Es solo una intuición, pero creo que la crisis del PSOE es la crisis de la democracia española. A nadie se le escapa que, a punto de cumplirse cuarenta años desde la Transición, hay algo que no acaba de funcionar en nuestro sistema político, en la percepción que los ciudadanos tienen de la clase política, en la propia organización del Estado. Desde que emprendimos el camino hacia la modernización política del país, esta es la primera vez en la que nos encontramos sin ilusiones y sin un auténtico proyecto común. En algunos lugares, como Cataluña, se ha tratado de contrarrestar por la vía escapista de la independencia. Pero en el resto de España cunde el desánimo. Miremos a donde miremos, no vemos referentes políticos que nos merezcan confianza. Esto no parece ser un problema para la derecha, que, infinitamente más pragmática, tampoco espera gran cosa de la política. Sí lo es en cambio para la izquierda, acostumbrada a exigir algo más que una “buena gestión”.
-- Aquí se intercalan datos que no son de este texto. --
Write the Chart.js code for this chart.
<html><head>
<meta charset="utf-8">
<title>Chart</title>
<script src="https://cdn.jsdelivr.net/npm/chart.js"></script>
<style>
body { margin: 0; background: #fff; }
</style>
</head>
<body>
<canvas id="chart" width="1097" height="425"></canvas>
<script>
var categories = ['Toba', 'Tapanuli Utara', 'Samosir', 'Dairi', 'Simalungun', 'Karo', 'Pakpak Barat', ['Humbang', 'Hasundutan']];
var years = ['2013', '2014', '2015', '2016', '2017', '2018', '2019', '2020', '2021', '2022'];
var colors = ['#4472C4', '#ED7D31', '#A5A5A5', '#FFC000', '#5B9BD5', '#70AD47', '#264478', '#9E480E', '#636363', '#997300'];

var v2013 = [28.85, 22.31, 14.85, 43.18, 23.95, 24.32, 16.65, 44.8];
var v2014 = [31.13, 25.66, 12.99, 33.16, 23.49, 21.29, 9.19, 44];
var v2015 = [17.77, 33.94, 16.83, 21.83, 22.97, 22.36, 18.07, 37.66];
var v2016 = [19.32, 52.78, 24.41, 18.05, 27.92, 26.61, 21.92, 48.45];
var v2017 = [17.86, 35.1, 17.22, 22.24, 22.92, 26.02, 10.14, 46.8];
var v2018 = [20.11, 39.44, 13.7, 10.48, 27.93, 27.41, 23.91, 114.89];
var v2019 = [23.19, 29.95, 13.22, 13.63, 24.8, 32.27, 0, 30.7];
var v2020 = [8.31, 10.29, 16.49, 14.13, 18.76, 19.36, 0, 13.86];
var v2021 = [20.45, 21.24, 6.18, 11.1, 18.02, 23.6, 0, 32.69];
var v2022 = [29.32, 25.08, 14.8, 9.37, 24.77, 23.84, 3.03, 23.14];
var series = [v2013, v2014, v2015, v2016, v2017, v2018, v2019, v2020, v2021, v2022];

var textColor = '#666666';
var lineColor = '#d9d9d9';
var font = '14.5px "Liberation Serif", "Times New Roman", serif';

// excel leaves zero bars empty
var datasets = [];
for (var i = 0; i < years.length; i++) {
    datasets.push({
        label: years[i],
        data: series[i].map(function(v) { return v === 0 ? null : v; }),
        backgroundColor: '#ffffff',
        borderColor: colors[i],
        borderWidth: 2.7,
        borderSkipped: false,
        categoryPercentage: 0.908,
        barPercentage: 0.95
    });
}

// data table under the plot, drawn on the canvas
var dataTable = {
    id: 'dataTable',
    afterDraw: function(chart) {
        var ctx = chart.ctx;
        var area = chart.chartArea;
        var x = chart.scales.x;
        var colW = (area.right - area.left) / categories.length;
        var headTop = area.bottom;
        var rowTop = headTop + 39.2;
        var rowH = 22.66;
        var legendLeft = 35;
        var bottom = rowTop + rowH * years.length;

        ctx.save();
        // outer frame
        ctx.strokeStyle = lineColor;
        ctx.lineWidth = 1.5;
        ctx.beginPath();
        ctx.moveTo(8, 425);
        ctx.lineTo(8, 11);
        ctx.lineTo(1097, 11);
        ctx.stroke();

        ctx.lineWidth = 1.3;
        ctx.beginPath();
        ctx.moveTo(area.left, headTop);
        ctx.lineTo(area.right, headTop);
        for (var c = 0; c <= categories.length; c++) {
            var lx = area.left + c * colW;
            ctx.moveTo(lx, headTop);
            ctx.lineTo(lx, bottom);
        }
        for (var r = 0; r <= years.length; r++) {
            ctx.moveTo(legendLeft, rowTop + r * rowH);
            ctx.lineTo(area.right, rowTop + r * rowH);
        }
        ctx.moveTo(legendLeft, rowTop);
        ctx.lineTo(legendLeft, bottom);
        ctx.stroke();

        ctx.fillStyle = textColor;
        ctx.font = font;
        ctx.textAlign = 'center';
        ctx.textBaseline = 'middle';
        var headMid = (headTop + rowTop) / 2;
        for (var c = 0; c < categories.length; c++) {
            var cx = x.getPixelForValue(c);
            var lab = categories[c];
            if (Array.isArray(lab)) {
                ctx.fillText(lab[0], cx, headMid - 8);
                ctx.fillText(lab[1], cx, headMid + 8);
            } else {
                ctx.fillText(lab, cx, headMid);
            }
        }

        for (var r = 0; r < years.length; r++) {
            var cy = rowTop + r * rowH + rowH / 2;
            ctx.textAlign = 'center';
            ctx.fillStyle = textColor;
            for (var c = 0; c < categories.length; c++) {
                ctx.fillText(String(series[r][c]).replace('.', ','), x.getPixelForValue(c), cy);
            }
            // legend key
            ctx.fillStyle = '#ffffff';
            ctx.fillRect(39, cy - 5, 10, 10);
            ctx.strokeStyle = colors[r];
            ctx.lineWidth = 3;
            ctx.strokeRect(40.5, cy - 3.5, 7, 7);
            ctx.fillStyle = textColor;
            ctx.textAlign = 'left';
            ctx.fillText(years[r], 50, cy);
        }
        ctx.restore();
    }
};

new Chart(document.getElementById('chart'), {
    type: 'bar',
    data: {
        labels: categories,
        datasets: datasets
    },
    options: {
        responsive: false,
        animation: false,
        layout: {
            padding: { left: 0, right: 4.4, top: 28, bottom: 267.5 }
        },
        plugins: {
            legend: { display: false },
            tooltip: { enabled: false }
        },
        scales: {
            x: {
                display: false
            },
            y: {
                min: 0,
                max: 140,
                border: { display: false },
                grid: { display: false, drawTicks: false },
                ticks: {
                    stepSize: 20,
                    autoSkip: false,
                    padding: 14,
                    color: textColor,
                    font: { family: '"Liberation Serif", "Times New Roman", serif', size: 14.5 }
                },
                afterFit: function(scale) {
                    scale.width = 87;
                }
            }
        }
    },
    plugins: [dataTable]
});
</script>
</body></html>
Aquí es donde entra la crisis del PSOE, derivada, paradójicamente, de sus éxitos anteriores. Fue el partido que logró crear un sólido bloque de centro izquierda, cuya moderación inicial permitió evitar la polarización izquierda-derecha en los primeros momentos de la Transición; el que, no obstante, introdujo un Gobierno de progreso que implantó el Estado de bienestar en España, nos incorporó a Europa y, ya en la primera legislatura de Zapatero, supo promover con fuerza los derechos civiles. Que en su gestión hubiera también un buen puñado de sombras no empece estos logros. Sobre todo aquél que hoy más echamos de menos, su inmensa facultad de vertebrar el país. El PSOE fue el partido de España, el único entre los partidos nacionales con capacidad para obtener sólidos resultados en Cataluña y el País Vasco. De ahí que, en cierto modo, la crisis del PSOE es también la crisis del Estado; o a la inversa.
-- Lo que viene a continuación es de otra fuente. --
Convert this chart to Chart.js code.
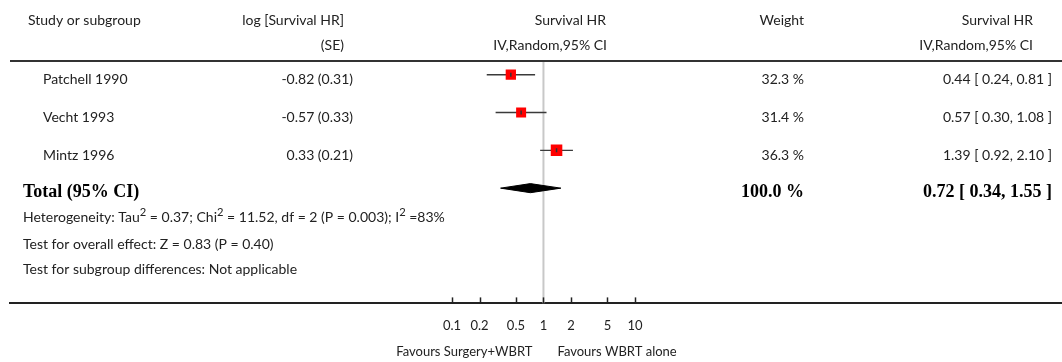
<!DOCTYPE html>
<html>
<head>
<meta charset="utf-8">
<script src="https://cdn.jsdelivr.net/npm/chart.js@4.4.1/dist/chart.umd.min.js"></script>
<style>
  html, body { margin: 0; padding: 0; background: #fff; }
  #wrap { width: 1062px; height: 362px; }
</style>
</head>
<body>
<div id="wrap"><canvas id="forest" width="1062" height="362"></canvas></div>
<script>
// values
const studies = ['Patchell 1990', 'Vecht 1993', 'Mintz 1996'];
const logHrSe = ['-0.82 (0.31)', '-0.57 (0.33)', '0.33 (0.21)'];
const hr = [0.44, 0.57, 1.39];
const ciLow = [0.24, 0.30, 0.92];
const ciHigh = [0.81, 1.08, 2.10];
const weights = [32.3, 31.4, 36.3];
const totalEst = 0.72;
const totalLow = 0.34;
const totalHigh = 1.55;
const totalWeight = 100.0;
const tickVals = [0.1, 0.2, 0.5, 1, 2, 5, 10];
const tickLabels = ['0.1', '0.2', '0.5', '1', '2', '5', '10'];

const FONT = 'Lato, "Open Sans", sans-serif';
const TOTAL_ROW = studies.length;
const Y_MIN = -0.363, Y_MAX = 6.048;

const fmtCi = (e, l, h) => `${e.toFixed(2)} [ ${l.toFixed(2)}, ${h.toFixed(2)} ]`;

// text segments, second item = superscript
const hetero = [['Heterogeneity: Tau', 0], ['2', 1], [' = 0.37; Chi', 0], ['2', 1],
  [' = 11.52, df = 2 (P = 0.003); I', 0], ['2', 1], [' =83%', 0]];
const overall = 'Test for overall effect: Z = 0.83 (P = 0.40)';
const subgroup = 'Test for subgroup differences: Not applicable';

const datasets = [];
// line of no effect
datasets.push({
  data: [{ x: 1, y: Y_MIN }, { x: 1, y: Y_MAX }],
  showLine: true, borderColor: '#c8c8c8', borderWidth: 2, pointRadius: 0, order: 6
});
// confidence intervals
studies.forEach((s, i) => {
  datasets.push({
    data: [{ x: ciLow[i], y: i }, { x: ciHigh[i], y: i }],
    showLine: true, borderColor: '#3a3a3a', borderWidth: 1.4, pointRadius: 0, order: 5
  });
});
// weighted squares
datasets.push({
  data: hr.map((v, i) => ({ x: v, y: i })),
  pointStyle: 'rect', pointRadius: weights.map(w => w * 0.225),
  backgroundColor: '#ff0000', borderWidth: 0, order: 4
});
// little mark in the middle of each square
datasets.push({
  data: hr.map((v, i) => ({ x: v, y: i })),
  pointStyle: 'line', rotation: 90, pointRadius: 2,
  borderColor: '#333', borderWidth: 1.5, order: 3
});
// pooled diamond
const dh = 0.12;
datasets.push({
  data: [
    { x: totalLow, y: TOTAL_ROW }, { x: totalEst, y: TOTAL_ROW - dh },
    { x: totalHigh, y: TOTAL_ROW }, { x: totalEst, y: TOTAL_ROW + dh },
    { x: totalLow, y: TOTAL_ROW }
  ],
  showLine: true, fill: 'shape', tension: 0,
  backgroundColor: '#000', borderColor: '#000', borderWidth: 1, pointRadius: 0, order: 2
});

function richText(ctx, segs, x, y, size) {
  segs.forEach(([t, sup]) => {
    ctx.font = (sup ? size * 0.8 : size) + 'px ' + FONT;
    ctx.fillText(t, x, sup ? y - size * 0.4 : y);
    x += ctx.measureText(t).width;
  });
}

const forestText = {
  id: 'forestText',
  afterDraw(chart) {
    const { ctx, chartArea: a, scales: { x, y } } = chart;
    ctx.save();
    // header rule
    ctx.strokeStyle = '#333';
    ctx.lineWidth = 2;
    ctx.beginPath(); ctx.moveTo(a.left, a.top); ctx.lineTo(a.right, a.top); ctx.stroke();
    // tick marks pointing up from the axis
    ctx.strokeStyle = '#222';
    ctx.lineWidth = 1.5;
    tickVals.forEach(v => {
      const px = Math.round(x.getPixelForValue(v)) + 0.5;
      ctx.beginPath(); ctx.moveTo(px, a.bottom); ctx.lineTo(px, a.bottom - 6); ctx.stroke();
    });

    ctx.fillStyle = '#222';
    ctx.textBaseline = 'alphabetic';
    ctx.font = '14px ' + FONT;
    // headers
    ctx.textAlign = 'left';
    ctx.fillText('Study or subgroup', 28, 25);
    ctx.textAlign = 'right';
    ctx.fillText('log [Survival HR]', 344, 25);
    ctx.fillText('(SE)', 344, 50);
    ctx.fillText('Survival HR', 606, 25);
    ctx.fillText('IV,Random,95% CI', 607, 50);
    ctx.fillText('Weight', 804, 25);
    ctx.fillText('Survival HR', 1033, 25);
    ctx.fillText('IV,Random,95% CI', 1033, 50);

    // study rows
    studies.forEach((s, i) => {
      const py = y.getPixelForValue(i) + 9.5;
      ctx.textAlign = 'left';
      ctx.fillText(s, 43, py);
      ctx.textAlign = 'right';
      ctx.fillText(logHrSe[i], 353, py);
      ctx.fillText(weights[i].toFixed(1) + ' %', 804, py);
      ctx.fillText(fmtCi(hr[i], ciLow[i], ciHigh[i]), 1052, py);
    });

    // total row
    const ty = y.getPixelForValue(TOTAL_ROW) + 9;
    ctx.fillStyle = '#000';
    ctx.font = 'bold 18px "Liberation Serif", serif';
    ctx.textAlign = 'left';
    ctx.fillText('Total (95% CI)', 23, ty);
    ctx.textAlign = 'right';
    ctx.fillText(totalWeight.toFixed(1) + ' %', 804, ty);
    ctx.fillText(fmtCi(totalEst, totalLow, totalHigh), 1052, ty);

    // footer notes
    ctx.fillStyle = '#222';
    ctx.textAlign = 'left';
    richText(ctx, hetero, 23, 222, 14);
    ctx.font = '14px ' + FONT;
    ctx.fillText(overall, 23, 248.5);
    ctx.fillText(subgroup, 23, 273.5);

    // favours labels
    const x1 = x.getPixelForValue(1);
    ctx.font = '13px ' + FONT;
    ctx.textAlign = 'right';
    ctx.fillText('Favours Surgery+WBRT', x1 - 11, 356);
    ctx.textAlign = 'left';
    ctx.fillText('Favours WBRT alone', x1 + 14, 356);
    ctx.restore();
  }
};

new Chart(document.getElementById('forest'), {
  type: 'scatter',
  data: { datasets },
  options: {
    responsive: false,
    animation: false,
    layout: { autoPadding: false, padding: { left: 10, right: 0, top: 61, bottom: 13 } },
    plugins: { legend: { display: false }, tooltip: { enabled: false } },
    scales: {
      x: {
        type: 'logarithmic',
        min: Math.pow(10, -5.83),
        max: Math.pow(10, 5.667),
        afterBuildTicks: s => { s.ticks = tickVals.map(v => ({ value: v })); },
        grid: { display: false, drawTicks: false },
        border: { display: true, color: '#222', width: 2 },
        ticks: {
          autoSkip: false, maxRotation: 0, padding: 15, color: '#222',
          font: { family: FONT, size: 13 },
          callback: v => tickLabels[tickVals.indexOf(v)]
        }
      },
      y: { type: 'linear', reverse: true, min: Y_MIN, max: Y_MAX, display: false }
    }
  },
  plugins: [forestText]
});
</script>
</body>
</html>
Próximo ya a los cuarenta, nos lo encontramos, sin embargo, como un partido más. Falto de ese vigor juvenil que lo dotaba de su capacidad de seducción, entradito en años, con tripa y calva incipiente. Sin duda, porque se aburguesó, porque creyó realizada su misión histórica y se acopló con demasiada facilidad a la buena vida de la política sistémica, la política “normal”. Abandonó el proyecto de país para concentrarse en las guerras de los sistemas políticos autonómicos, se perdió en la política pequeña de las luchas de poder internas, las inercias de una vida parlamentaria cargada de simulacros y donde la cohesión del grupo imperaba sobre el pluralismo de opiniones. Y se permitió algunos lujos que ahora le están pasando factura, como no atender a las pautas del cambio económico y político más general. O ignorar la contradicción derivada de ser un partido “de orden”, maduro, y a la vez presumir de “progresismo” cuando su misión histórica en estos momentos consiste en algo tan poco épico como conservar los logros de su gestión anterior.

El resultado es que el PSOE padece una crisis de identidad que es, como antes decía, la misma que aqueja a la democracia española como un todo. Una crisis de proyecto, de identidad nacional, de capacidad para ilusionar, de pérdida de conexión con la ciudadanía. Y para salir de esta situación los socialistas siguen siendo fundamentales. Pero, como en toda crisis de mediana edad, lo peor es pretender aferrarse a la juventud perdida, en vez de reinventarse a partir de la nueva coyuntura. Necesitamos otro PSOE y otra democracia.